Today a far more illusive national cinema exists, perpetuated by foreign markets. Due to international film events like Cannes, and other industry orientated festivals, cinemas are externalised from their natural boundaries for promotional purposes because in an assemblage of world cinema it is simply a matter of convenience to label films by country. A 'national movement' with no criteria and no intention is nothing more than a shared pool of resources, however, a cluster of well received films from one locality, despite ideological or stylistic differences will implore an excited media to conclude the existence of a trend. The reality is that film development is a global industry and with increasing numbers of co-productions between countries, 'national' is an increasingly inappropriate term. The geographical boundaries therefore negate the wider cinematic community, which in turn fails to promote a broadened understanding of the art of cinema and sole focus on 'the national' by cultural film festivals only serves to glamorise an arbitrary point of fact. Film festivals should not be dismissed out of hand, however. The newly formed Africa in Motion film festival currently on in Edinburgh holds critical debates on a broad spectrum of African cinema which includes discussions of old films and events for school children. The curators are aware of the potential to condescend and are careful to avoid generalisations. Although the intention of the IFF is only to bring a broader diversity to Britain, its celebration of cinema is presented with naivety and village fair tactics including Italian lunch menus and holidays to Tuscany. But if the IFF were to examine the AIM example and follow the events in Italy, 2007 could provide an interesting festival.
In Il Caimano Moretti presents four versions of Berlusconi; one is a mysterious fantasy of Bruno's imagination, two others are actors' portrayals (one performed by Moretti himself), but the most absurd, unappealing Berlusconi is provided in archive footage.
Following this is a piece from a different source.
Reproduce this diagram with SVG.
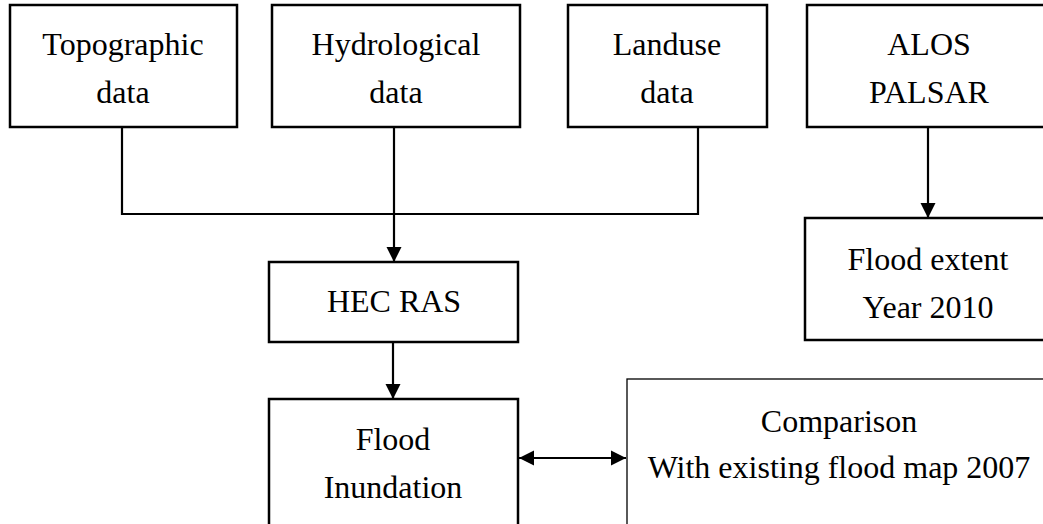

The former Prime Minister's departure will ratify Moretti's elite of writers and directors but it will also cause cultural ramifications across the country. According to the Economist, Berlusconi had control of 90% of Italy's press during his premiership. This was verified by the Freedom of Press 2004 Global Survey which downgraded Italy's media from 'free' to 'partly free'. The chance for recuperation may release a cognisant effort to reform and a new wave in Italian cinema; the website YouTube is already full of amateur outpourings, it remains to be seen if the professionals will follow. The undulating concept of national cinema may be manipulated by the IFF but as the projector flickers Italian light onto the screen it has succeeded in bringing audience and film together. Where it falls between horror and folklore is down to individual critical assessment. Sold out presentations of Il Caimano suggest there is a population willing to make up their own minds on perceptions of Italy. Until British distributors diversify their tastes, the IFF ensure they are given the chance.
The Italian Film Festival UK runs from 16-29 November in select cinemas.